Just released CPI data shows the headline inflation figure came down from six percent in February to five percent in March. This was the lowest overall price increase in nearly two years, and it was largely driven by a six percent decline in energy prices. However, the headline number masks continued high inflation in two of the most important spending categories for working and middle-class Americans. Households are feeling the pressure as prices of food and shelter continue to climb faster than overall CPI, and importantly, faster than wages.
For half of American families, housing and food comprise half of total household expenditure. Unfortunately, the consumer price indexes for Food and Shelter not only remain persistently high, but, in the case of Shelter, continues to grow. For example, Food prices increased 8.5 percent in March, a modest decrease from the 8.8 percent annual increase one year ago (March 2022). Shelter increased 8.2 percent, a significant increase from the 5.0 percent increase the previous year. In other words, Food and Shelter prices are up 18 percent and 13.6, respectively, over two years. Families are struggling to keep up.
Nominal hourly wages are up about four percent since last year, meaning that in inflation adjusted terms, real wages are lagging headline inflation, and substantially trailing for important spending categories such as housing and food. According to the U.S. Bureau of Labor Statistics, real average weekly earnings are down by 1.6 percent on an annual basis as of March 2023.
As is often the case, the situation is worse for the poorest in our country. For the bottom twenty percent of American households, income before taxes is down 22.7 percent from 2007. These are nominal figures. The real (after inflation) decrease in purchasing power is much more severe.

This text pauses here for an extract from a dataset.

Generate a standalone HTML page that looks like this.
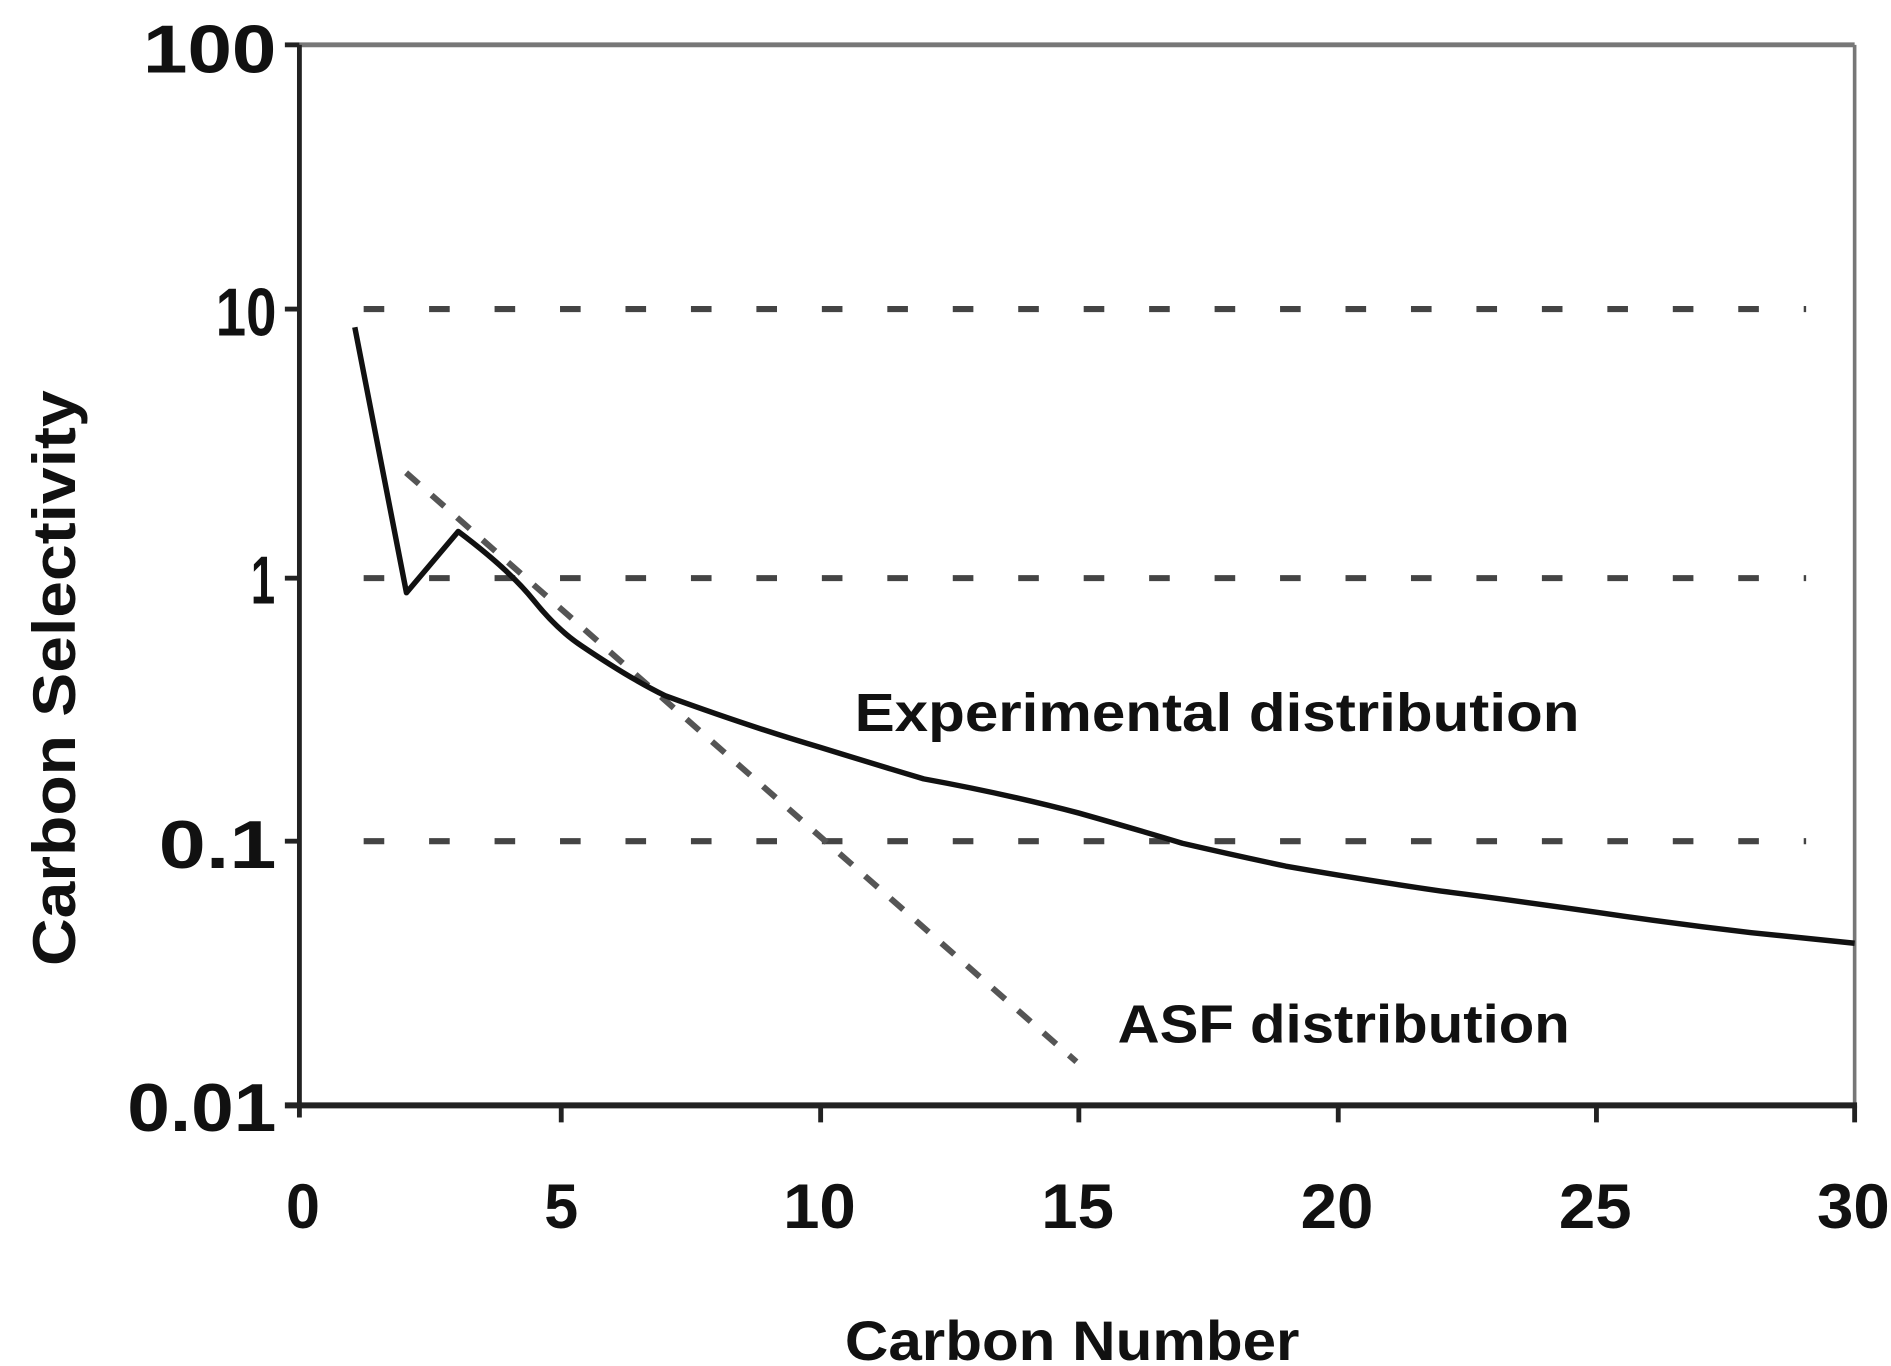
<!DOCTYPE html>
<html><head><meta charset="utf-8"><style>
html,body{margin:0;padding:0;background:#fff;}
svg{display:block;}
text{font-family:"Liberation Sans Narrow","Liberation Sans",sans-serif;font-weight:bold;fill:#111;}
</style></head><body>
<svg width="1891" height="1366" viewBox="0 0 1560 1127" preserveAspectRatio="none" xmlns="http://www.w3.org/2000/svg">
<rect width="1560" height="1127" fill="#fff"/>
<line x1="247" y1="37" x2="1530" y2="37" stroke="#777" stroke-width="4"/>
<line x1="1530" y1="37" x2="1530" y2="912" stroke="#777" stroke-width="3"/>
<g stroke="#444" stroke-width="5" stroke-dasharray="17 37">
<line x1="300" y1="255" x2="1490" y2="255"/>
<line x1="300" y1="477" x2="1490" y2="477"/>
<line x1="300" y1="694" x2="1490" y2="694"/>
</g>
<line x1="247" y1="37" x2="247" y2="922" stroke="#222" stroke-width="4"/>
<line x1="235" y1="912" x2="1532" y2="912" stroke="#222" stroke-width="5"/>
<g stroke="#222" stroke-width="4">
<line x1="235" y1="37" x2="247" y2="37"/><line x1="235" y1="255" x2="247" y2="255"/>
<line x1="235" y1="477" x2="247" y2="477"/><line x1="235" y1="694" x2="247" y2="694"/>
<line x1="463" y1="912" x2="463" y2="926"/><line x1="677" y1="912" x2="677" y2="926"/>
<line x1="890" y1="912" x2="890" y2="926"/><line x1="1104" y1="912" x2="1104" y2="926"/>
<line x1="1317" y1="912" x2="1317" y2="926"/><line x1="1530" y1="912" x2="1530" y2="926"/>
</g>
<g font-size="56" lengthAdjust="spacingAndGlyphs">
<text x="118" y="60" textLength="110" lengthAdjust="spacingAndGlyphs">100</text>
<text x="178" y="277" textLength="50" lengthAdjust="spacingAndGlyphs">10</text>
<text x="207" y="498" textLength="20" lengthAdjust="spacingAndGlyphs">1</text>
<text x="131" y="716" textLength="97" lengthAdjust="spacingAndGlyphs">0.1</text>
<text x="105" y="933" textLength="123" lengthAdjust="spacingAndGlyphs">0.01</text>
</g>
<g font-size="52">
<text x="236" y="1013" textLength="28" lengthAdjust="spacingAndGlyphs">0</text>
<text x="449" y="1013" textLength="28" lengthAdjust="spacingAndGlyphs">5</text>
<text x="646" y="1013" textLength="60" lengthAdjust="spacingAndGlyphs">10</text>
<text x="859" y="1013" textLength="60" lengthAdjust="spacingAndGlyphs">15</text>
<text x="1073" y="1013" textLength="60" lengthAdjust="spacingAndGlyphs">20</text>
<text x="1286" y="1013" textLength="60" lengthAdjust="spacingAndGlyphs">25</text>
<text x="1499" y="1013" textLength="60" lengthAdjust="spacingAndGlyphs">30</text>
</g>
<text x="697" y="1122" font-size="46" textLength="375" lengthAdjust="spacingAndGlyphs">Carbon Number</text>
<text transform="translate(62,797) rotate(-90)" font-size="50" textLength="475" lengthAdjust="spacingAndGlyphs">Carbon Selectivity</text>
<text x="705" y="603" font-size="44" textLength="598" lengthAdjust="spacingAndGlyphs">Experimental distribution</text>
<text x="922" y="860" font-size="44" textLength="373" lengthAdjust="spacingAndGlyphs">ASF distribution</text>
<line x1="335" y1="390" x2="888" y2="876" stroke="#555" stroke-width="5" stroke-dasharray="14 14"/>
<path fill="none" stroke="#111" stroke-width="4.5" stroke-linejoin="round"
d="M292.7,270 L335.3,489 L378,438.5 Q420,470 440,495 Q460,520 480,533 Q520,560 548.7,574 Q620,600 676.7,616.6 Q720,630 762,642.6 Q830,655 890,670.8 Q940,685 975.3,695.7 Q1020,706 1060.7,714.6 Q1120,725 1188.7,735.2 Q1250,743 1316.7,752.6 Q1380,762 1444.7,769.5 L1530,778.2"/>
</svg>
</body></html>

Most Americans are feeling the pinch of rising prices and, as a result, running out of ways to maintain their household expenditures.
Last year, household debt grew at its fastest pace in twenty years, and stood at an all-time high of $16.9 trillion by December 2022. This reflects the fact that households struggled to keep up with rising inflation and resorted to taking out debt. Credit card balances reached all-time highs, which by the end of the year peaked at some six percent above pre-lockdown levels. At the same time that consumers were loading up on credit card and other debt, they were draining their bank accounts. The personal savings rate fell below three percent in 2022, nearing all-time lows, while personal savings balances were depleted to below twenty percent of 2020 highs.
This process—of borrowing from tomorrow to pay for today’s expenses—has run its course.
Working- and middle-class parents are running out of options to keep their families fed, sheltered, and clothed. Consumer spending has been essentially flat for several months despite rising price levels, and is likely to turn negative in the second quarter. One of the telltale signs of a slowing economy is employment. Recent data from ADP, one of the leading U.S. payroll companies, shows that jobs growth in March was anemic, coming in at just two-thirds of forecast and more than 44 percent below February’s levels. The pace of layoffs is increasing.
In the financial economy, the banking crisis that manifested in March is accelerating a process already underway of tightening credit to American businesses and households. As the perception of risk goes up, the cost of borrowing will increase, and lending standards will tighten. Shrinking credit availability and rising costs will likely lead to slower growth in the second quarter.
In the background of all of this, OPEC+ (the alliance of oil producing countries led by Saudi Arabia and including Russia) announced last week plans to limit crude oil production in order to maintain higher prices. These announced cuts have roiled energy markets and ensured that the U.S. will continue to pay more for its imported energy needs. Look to see a resurgence of energy inflation in the second quarter.
In summary, a recession in 2023 is now much more likely, and American households will continue to be squeezed. The pain may not go away quickly, but reopening America’s domestic energy productive capacity would certainly go a long way in providing relief.